Of course, things escalate as Lily spends an increasing amount of time in Lucy’s orbit and the American begins to attract Teiji. While we are supposed to believe that a natural chemistry between Teiji and the American forms, aside from a dancefloor sequence, pop star Naoki Kobayashi doesn’t generate much heat with either leading lady. What is more interesting is the push-pull dynamic between the two women.

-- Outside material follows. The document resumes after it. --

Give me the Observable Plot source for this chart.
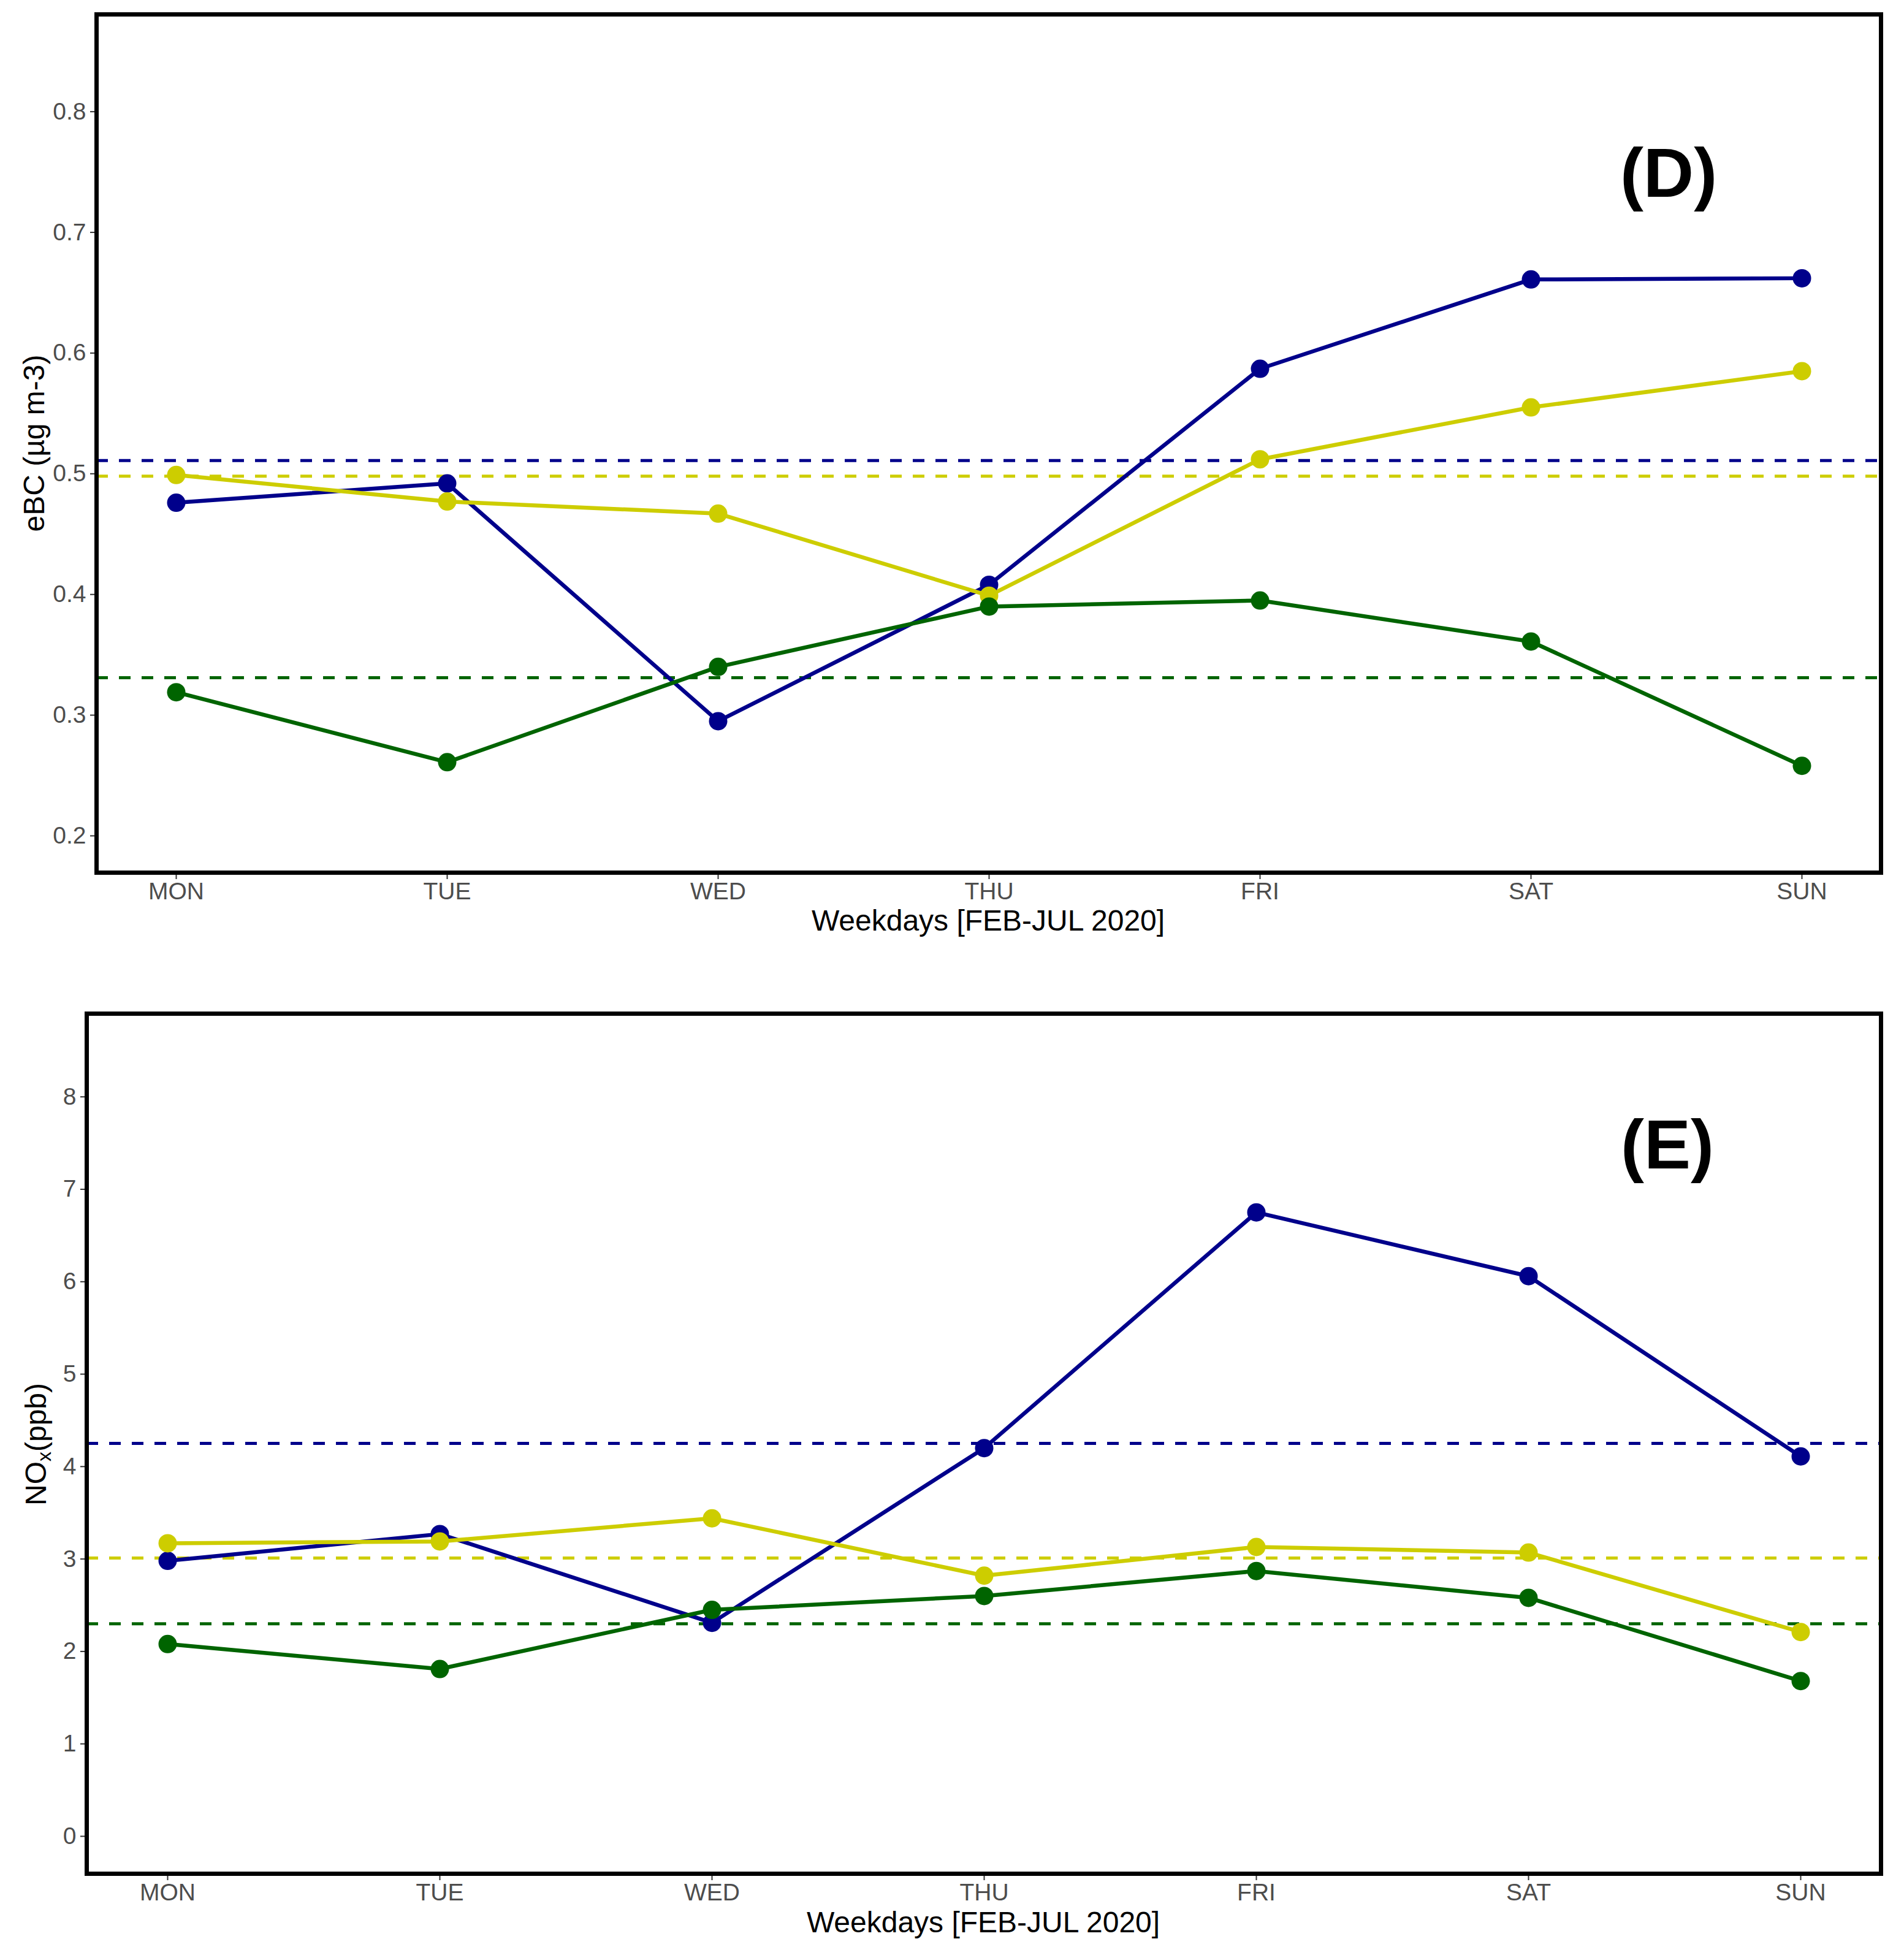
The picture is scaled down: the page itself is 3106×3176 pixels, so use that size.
<!DOCTYPE html>
<html><head><meta charset="utf-8">
<script src="https://cdn.jsdelivr.net/npm/d3@7"></script>
<script src="https://cdn.jsdelivr.net/npm/@observablehq/plot@0.6"></script>
<style>
html,body{margin:0;padding:0;background:#fff;}
#chart{position:relative;width:3106px;height:3176px;background:#fff;}
#chart svg{position:absolute;left:0;display:block;}
</style></head><body><div id="chart"></div>
<script>
const days = ["MON","TUE","WED","THU","FRI","SAT","SUN"];
const series = ["Series 1","Series 2","Series 3"];
const seriesColors = ["#00008B","#CDCD00","#006400"];

const eBC_s1 = [0.476,0.492,0.295,0.408,0.587,0.661,0.662];
const eBC_s2 = [0.499,0.477,0.467,0.399,0.512,0.555,0.585];
const eBC_s3 = [0.319,0.261,0.340,0.390,0.395,0.361,0.258];
const eBC_means = [0.511,0.498,0.331];
const eBC_ticks = [0.2,0.3,0.4,0.5,0.6,0.7,0.8];

const NOx_s1 = [2.98,3.27,2.31,4.20,6.75,6.06,4.11];
const NOx_s2 = [3.17,3.19,3.44,2.82,3.13,3.07,2.21];
const NOx_s3 = [2.08,1.81,2.45,2.60,2.87,2.58,1.68];
const NOx_means = [4.25,3.01,2.30];
const NOx_ticks = [0,1,2,3,4,5,6,7,8];

const FONT = "'Liberation Sans', Arial, Helvetica, sans-serif";

function toRows(arrs){
  const rows = [];
  arrs.forEach((vals,i)=>vals.forEach((v,j)=>rows.push({series:series[i], day:days[j], value:v})));
  return rows;
}

function panel({rows, means, ticks, yDomain, marginLeft, marginTop, marginBottom, fmt}) {
  const meanRows = means.map((v,i)=>({series:series[i], value:v}));
  return Plot.plot({
    width: 3106, height: 1588,
    marginLeft, marginRight: 38, marginTop, marginBottom,
    style: {fontFamily: FONT, background: "white"},
    x: {type: "point", domain: days, padding: 0.29},
    y: {domain: yDomain},
    color: {domain: series, range: seriesColors},
    marks: [
      Plot.ruleY(meanRows, {y: "value", stroke: "series", strokeWidth: 5, strokeDasharray: "19,18"}),
      Plot.line(rows, {x: "day", y: "value", stroke: "series", strokeWidth: 6.5}),
      Plot.dot(rows, {x: "day", y: "value", fill: "series", r: 15}),
      Plot.axisX({tickSize: 11, tickPadding: 5, fontSize: 39, fill: "#4D4D4D", stroke: "#333333", strokeWidth: 2, label: null}),
      Plot.axisY({ticks, tickSize: 10, tickPadding: 7, fontSize: 39, fill: "#4D4D4D", stroke: "#333333", strokeWidth: 2, label: null, tickFormat: fmt}),
      Plot.frame({stroke: "black", strokeWidth: 7})
    ]
  });
}

const chart = document.getElementById("chart");

const topSvg = panel({
  rows: toRows([eBC_s1, eBC_s2, eBC_s3]), means: eBC_means, ticks: eBC_ticks,
  yDomain: [0.1695, 0.8806], marginLeft: 157, marginTop: 23, marginBottom: 165,
  fmt: d3.format(".1f")
});
topSvg.style.top = "0px";
chart.appendChild(topSvg);

const botSvg = panel({
  rows: toRows([NOx_s1, NOx_s2, NOx_s3]), means: NOx_means, ticks: NOx_ticks,
  yDomain: [-0.405, 8.90], marginLeft: 141, marginTop: 65, marginBottom: 120,
  fmt: d3.format("d")
});
botSvg.style.top = "1588px";
chart.appendChild(botSvg);

function addText(svg, {x, y, text, size, weight = "normal", rotate = 0}) {
  const t = d3.select(svg).append("text")
    .attr("transform", `translate(${x},${y}) rotate(${rotate})`)
    .attr("text-anchor", "middle")
    .attr("font-family", FONT)
    .attr("font-size", size)
    .attr("font-weight", weight)
    .attr("fill", "black");
  if (text) t.text(text);
  return t;
}

// top panel titles
addText(topSvg, {x: 1612, y: 1518, text: "Weekdays [FEB-JUL 2020]", size: 48});
addText(topSvg, {x: 72, y: 723, text: "eBC (\u00B5g m-3)", size: 48, rotate: -90});
addText(topSvg, {x: 2722, y: 321, text: "(D)", size: 114, weight: "bold"});

// bottom panel titles
addText(botSvg, {x: 1604, y: 1564, text: "Weekdays [FEB-JUL 2020]", size: 48});
const ny = addText(botSvg, {x: 75, y: 768, text: null, size: 48, rotate: -90});
ny.append("tspan").text("NO");
ny.append("tspan").attr("font-size", 32).attr("dy", 8).text("x");
ny.append("tspan").attr("dy", -8).text("(ppb)");
addText(botSvg, {x: 2720, y: 318, text: "(E)", size: 114, weight: "bold"});
</script>
</body></html>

Keough maintains our interest as she believably makes Lily mercurial. She can go from a ditzy annoyance making boorish conversation about Japanese culture to sympathetic confidante to Lucy with a striking moment of vulnerability that draws the Swedish woman in. When her character reveals more depth and uncertainty to herself, it is like a surprising but natural growth in perception that we/Lucy experience. Keough is adept at channelling these switches in her character’s behaviour into the ambiguity of her interest in Teiji. What is certain is that there is an aspect of her vivaciousness that attracts others even if it leaves them questioning what her intentions are. She brings life to the film where Lucy is an all-consuming darkness.
Alicia Vikander as the central performer holds the most interest as she goes from unwelcoming and mysterious to disturbed by her love rival and we seek to understand where her frailty comes from. We in the audience are aware that Lucy may not be a reliable narrator and this keeps us engaged in trying to figure out what happened.
The exploration of Lucy’s own mental instability is a simple but well-written and acted drama of a woman subsumed in her own past. It starts slowly with her behaviour and looks, becomes more pointed with her possessive nature that causes her to invest too much in Teiji and then goes up a level to her acting irrationally as she has visions of people when they are not there and glimpses of a scene from her past.
The steady progression of incidents are things we have seen from other psychological features but it is still solid stuff here. The film leaves a bread trail of crumbs as the Swedish woman extolls her many problems – being human bad luck, being around death too much – and this overwrought thinking is reflected in her physical condition so we get just why she is in Japan. And that is interesting. Vikander is up to the task of being confrontational, guarded, increasingly unhinged enough that we follow her down the rabbit hole of her character’s background.
The climax of the film has a twist that audiences will probably see coming but there is a weird and satisfying parallel with Lucy’s backstory that helps wrap up the narrative while also containing the message that, you can travel as far as you want, you can never really escape yourself.
This is not an essential watch but it is a well-made film and its depiction of foreigners using Japan as a way to create a new reality was interesting. In particular, Vikander and Keough’s performances are good.